I would say its is most likley an elsener but may have been renovated in the past , if the blade has been refinished they may have taken off the tang stamp and the Swiss cross.I have an old officer knife marked up with no tang stamp apart from Armee Suisse but it has the Zurich retailer etched on the blade .I understand that these knifes would have been sold through gun shops etc and it is possible they opted for clean blades so they could brand then themselves.
urs.wyss@victorinox.ch Urs is a good person to send requests to.
Great find, beautiful shape. Someone said something about not having as high a standard back then. Not sure what was meant by that. Very nice high quality hand made early swiss army.

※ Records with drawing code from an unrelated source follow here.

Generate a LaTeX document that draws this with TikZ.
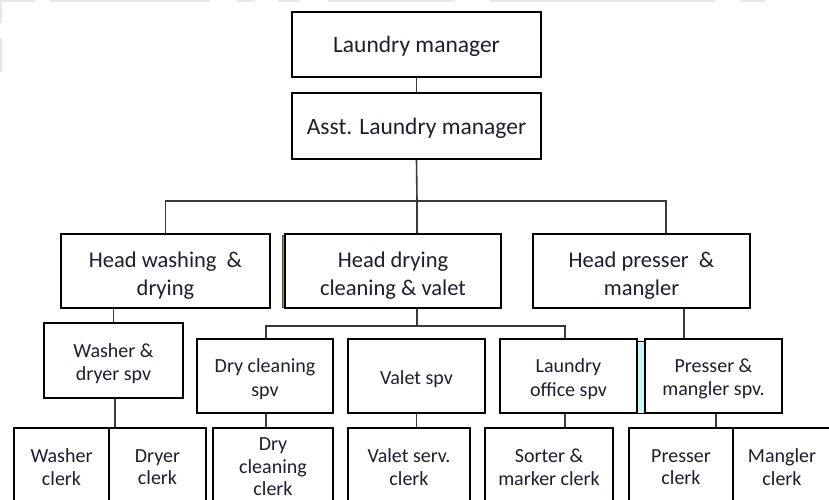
\documentclass[tikz,border=0pt]{standalone}
\usepackage{fontspec}
\setmainfont{Carlito}
\definecolor{txt}{HTML}{1E1E2E}
\definecolor{conn}{HTML}{3A3A3A}
\definecolor{olivebar}{HTML}{9C9C5E}
\definecolor{cyanbar}{HTML}{C6F6F8}
\newcommand{\pushdown}[1]{\rule{0pt}{\dimexpr\fontcharht\font`d+#1\relax}}
\tikzset{
  box/.style={draw=black, line width=2.2pt, fill=white, inner sep=0pt, align=center, text=txt, anchor=center},
  bigbox/.style={box, font=\fontsize{23.5}{28}\selectfont},
  midbox/.style={box, font=\fontsize{22.5}{28}\selectfont},
  smallbox/.style={box, font=\fontsize{20}{23.5}\selectfont},
  clerkbox/.style={box, font=\fontsize{20}{22.5}\selectfont},
  conn/.style={draw=conn, line width=1.6pt},
  faint/.style={draw=black!9, line width=2.5pt}
}
\begin{document}
\begin{tikzpicture}[x=1pt,y=-1pt]
\useasboundingbox (0,0) rectangle (829,500);
\clip (0,0) rectangle (829,500);
\fill[white] (0,0) rectangle (829,500);
% faint scan artefacts at the top and left
\foreach \a/\b in {0/35,50/210,237/255,278/300,328/455,490/715,740/765}
  \draw[faint] (\a,1) -- (\b,1);
\draw[faint] (1,0) -- (1,23);
\draw[faint] (1,38) -- (1,72);
% coloured slivers
\filldraw[fill=olivebar, draw=black!70, line width=0.8pt] (282.5,235) rectangle (286.5,307.5);
\filldraw[fill=cyanbar, draw=black, line width=0.8pt] (636,341) rectangle (646,413);
% level 1
\node[bigbox, minimum width=249pt, minimum height=65pt] (lm)  at (416.5,44.5) {\pushdown{4.5pt}Laundry manager};
\node[bigbox, minimum width=249pt, minimum height=66pt] (alm) at (416.5,126) {\pushdown{4.5pt}Asst. Laundry manager};
% level 2
\node[midbox, minimum width=209pt, minimum height=74pt] (hwd) at (165.5,271) {\pushdown{9pt}Head washing\ \ \&\\drying};
\node[midbox, minimum width=216pt, minimum height=74pt] (hdc) at (393,271) {\pushdown{9pt}Head drying\\cleaning \& valet};
\node[midbox, minimum width=217pt, minimum height=74pt] (hpm) at (641.5,271) {\pushdown{9pt}Head presser\ \ \&\\mangler};
% level 3
\node[smallbox, minimum width=139pt, minimum height=75pt] (wds) at (113.5,360.5) {\pushdown{6pt}Washer \&\\dryer spv};
\node[smallbox, minimum width=136pt, minimum height=74pt] (dcs) at (265,376) {\pushdown{6pt}Dry cleaning\\spv};
\node[smallbox, minimum width=137pt, minimum height=74pt] (vs)  at (416.5,376) {\pushdown{5.5pt}Valet spv};
\node[smallbox, minimum width=137pt, minimum height=74pt] (los) at (568.5,376) {\pushdown{6pt}Laundry\\office spv};
\node[smallbox, minimum width=137pt, minimum height=74pt] (pms) at (713.5,376) {\pushdown{6pt}Presser \&\\mangler spv.};
% level 4
\node[clerkbox, minimum width=95pt,  minimum height=78pt] (wc)  at (61.5,467) {Washer\\clerk};
\node[clerkbox, minimum width=97pt,  minimum height=78pt] (dc)  at (157.5,467) {Dryer\\clerk};
\node[clerkbox, minimum width=120pt, minimum height=78pt] (dcc) at (273,467) {Dry\\cleaning\\clerk};
\node[clerkbox, minimum width=122pt, minimum height=78pt] (vsc) at (409,467) {Valet serv.\\clerk};
\node[clerkbox, minimum width=128pt, minimum height=78pt] (smc) at (549,467) {Sorter \&\\marker clerk};
\node[clerkbox, minimum width=104pt, minimum height=78pt] (pc)  at (681,467) {Presser\\clerk};
\node[clerkbox, minimum width=98pt,  minimum height=78pt] (mc)  at (782,467) {Mangler\\clerk};
% connectors
\coordinate (j1) at (417,201);
\coordinate (j2) at (417,326);
\draw[conn] (lm.south) -- (alm.north);
\draw[conn] (alm.south) -- (j1);
\draw[conn] (hwd.north) |- (j1) -| ([xshift=24.5pt]hpm.north);
\draw[conn] (j1) -- (j1 |- hdc.north);
\draw[conn] (wds.north) -- (wds.north |- hwd.south);
\draw[conn] (j2 |- hdc.south) -- (j2);
\draw[conn] ([xshift=1pt]dcs.north) |- (j2) -| ([xshift=-3.5pt]los.north);
\draw[conn] ([xshift=42.5pt]hpm.south) -- ([xshift=-29.5pt]pms.north);
\draw[conn] ([xshift=1.5pt]wds.south) -- ([xshift=1.5pt]wds.south |- dc.north);
\draw[conn] ([xshift=1pt]dcs.south) -- ([xshift=1pt]dcs.south |- dcc.north);
\draw[conn] (vs.south) -- (vs.south |- vsc.north);
\draw[conn] ([xshift=-3.5pt]los.south) -- ([xshift=-3.5pt]los.south |- smc.north);
\draw[conn] ([xshift=2.5pt]pms.south) -- ([xshift=2.5pt]pms.south |- pc.north);
\end{tikzpicture}
\end{document}
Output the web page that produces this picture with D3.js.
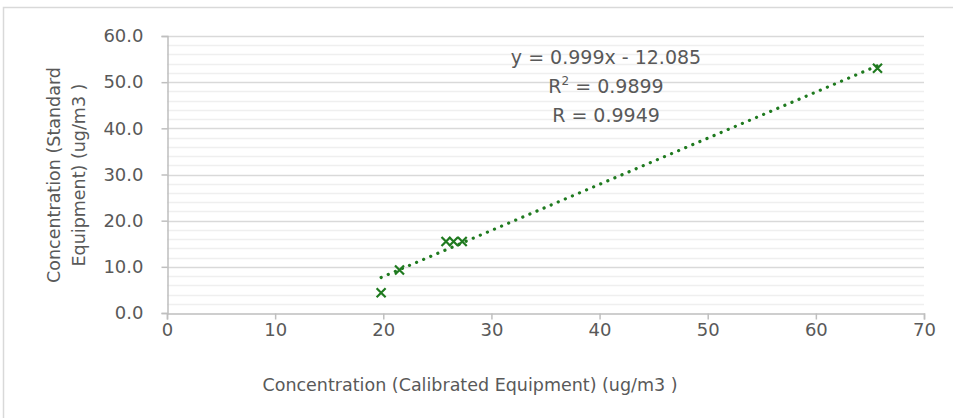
<!DOCTYPE html>
<html>
<head>
<meta charset="utf-8">
<script src="https://cdn.jsdelivr.net/npm/d3@7"></script>
<style>
  body { margin: 0; background: #fff; }
  svg { display: block; font-family: "DejaVu Sans", sans-serif; }
</style>
</head>
<body>
<svg id="chart" width="953" height="418"></svg>
<script>
// data
const calibrated = [19.8, 21.5, 25.8, 26.5, 27.3, 65.7];
const standard   = [4.4, 9.3, 15.5, 15.5, 15.5, 53.0];
const xTicks = [0, 10, 20, 30, 40, 50, 60, 70];
const yTicks = [0, 10, 20, 30, 40, 50, 60];
const trendSlope = 0.999;
const trendIntercept = -12.085;
const eqLines = ["y = 0.999x - 12.085", "R2 = 0.9899", "R = 0.9949"];

const green = "#1f7a1f";
const textCol = "#595959";
const svg = d3.select("#chart");

// outer chart border (cropped on right/bottom)
svg.append("rect")
  .attr("x", 3.5).attr("y", 7.5)
  .attr("width", 960).attr("height", 420)
  .attr("fill", "none").attr("stroke", "#d9d9d9").attr("stroke-width", 1.5);

const x = d3.scaleLinear().domain([0, 70]).range([167, 924]);
const y = d3.scaleLinear().domain([0, 60]).range([313, 36]);

// minor gridlines every 2 units
const minor = d3.range(2, 60, 2).filter(v => v % 10 !== 0);
svg.append("g").selectAll("line").data(minor).join("line")
  .attr("x1", x(0)).attr("x2", x(70))
  .attr("y1", d => Math.round(y(d)) + 0.5).attr("y2", d => Math.round(y(d)) + 0.5)
  .attr("stroke", "#efefef").attr("stroke-width", 1.5);

// major gridlines
svg.append("g").selectAll("line").data(yTicks.filter(v => v > 0)).join("line")
  .attr("x1", x(0)).attr("x2", x(70))
  .attr("y1", d => Math.round(y(d)) + 0.5).attr("y2", d => Math.round(y(d)) + 0.5)
  .attr("stroke", "#d9d9d9").attr("stroke-width", 1.5);

// axes
const xAxis = svg.append("g")
  .attr("transform", `translate(0,${Math.round(y(0)) + 0.5})`)
  .call(d3.axisBottom(x).tickValues(xTicks).tickSize(6).tickPadding(4).tickFormat(d3.format("d")));
const yAxis = svg.append("g")
  .attr("transform", `translate(${Math.round(x(0)) + 0.5},0)`)
  .call(d3.axisLeft(y).tickValues(yTicks).tickSize(6).tickPadding(18).tickFormat(d3.format(".1f")));

[xAxis, yAxis].forEach(a => {
  a.select(".domain").attr("stroke", "#bfbfbf").attr("stroke-width", 1.5);
  a.selectAll(".tick line").attr("stroke", "#bfbfbf").attr("stroke-width", 1.5);
  a.selectAll(".tick text").attr("fill", textCol).attr("font-size", 18)
    .attr("font-family", "DejaVu Sans, sans-serif");
});

// axis titles
svg.append("text")
  .attr("x", 470).attr("y", 391)
  .attr("text-anchor", "middle").attr("font-size", 17.5).attr("fill", textCol)
  .text("Concentration (Calibrated Equipment) (ug/m3 )");

const yTitle = svg.append("text")
  .attr("transform", "translate(0,175) rotate(-90)")
  .attr("text-anchor", "middle").attr("font-size", 17.5).attr("fill", textCol);
yTitle.append("tspan").attr("x", 0).attr("y", 60).text("Concentration (Standard");
yTitle.append("tspan").attr("x", 0).attr("y", 85).text("Equipment) (ug/m3 )");

// trendline
const xMin = d3.min(calibrated), xMax = d3.max(calibrated);
svg.append("line")
  .attr("x1", x(xMin)).attr("y1", y(trendSlope * xMin + trendIntercept))
  .attr("x2", x(xMax)).attr("y2", y(trendSlope * xMax + trendIntercept))
  .attr("stroke", green).attr("stroke-width", 3.2)
  .attr("stroke-linecap", "round").attr("stroke-dasharray", "0.1 7.6");

// x markers
const pts = calibrated.map((c, i) => [c, standard[i]]);
const s = 4.5;
svg.append("g").selectAll("path").data(pts).join("path")
  .attr("d", d => {
    const px = x(d[0]), py = y(d[1]);
    return `M${px - s},${py - s}L${px + s},${py + s}M${px - s},${py + s}L${px + s},${py - s}`;
  })
  .attr("stroke", green).attr("stroke-width", 2.2).attr("fill", "none");

// equation label
const eq = svg.append("text")
  .attr("text-anchor", "middle").attr("font-size", 19).attr("fill", textCol);
eqLines.forEach((line, i) => {
  const t = eq.append("tspan").attr("x", 606).attr("y", 64 + i * 29);
  if (line.startsWith("R2")) {
    t.append("tspan").text("R");
    t.append("tspan").attr("dy", -8).attr("font-size", 12).text("2");
    t.append("tspan").attr("dy", 8).text(line.slice(2));
  } else {
    t.text(line);
  }
});
</script>
</body>
</html>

A helluva nice knife, in primo shape! All the earmarks of an early Elsener. Armee Suisse (and the shape of the lettering is right) without other mark not uncommon. Tapering backspring for the wood saw and main blade. Main-blade nick above the tin-opener notch when closed. Even the bail has the right figuration at the rivet-holes. I bet there is a nail-nick on the other side of the scissors too, on the end of the movable arm. Might those tough-looking liners be nickel-silver or even carbon steel and not softlich aluminum? I have one which Mr. Wyss says was made by Elsener for the Dolmetsch-Riethmuller shop, with the shield and cross (the shield while not "regulation" until 1909 was on some Elseners at least as early as 1903) and the same tool arrangement, nickel-silver or steel pins like yours, but with brass liners and fillers and the saw has a longer flat non-tooth section at the tip - and I'll bet your saw has a nick near its tip on the side not shown in the photo. The ungrooved and sort of non-forged corkscrew the only odd element...
Maybe don't fan all the tools too much, as not to stress the backsprings, heavy tho they are.I'll trade you my 2008 Soldier for it, if you'll pay the postage. How about my '92 Subaru? Please let us know if Urs Wyss weighs in on this.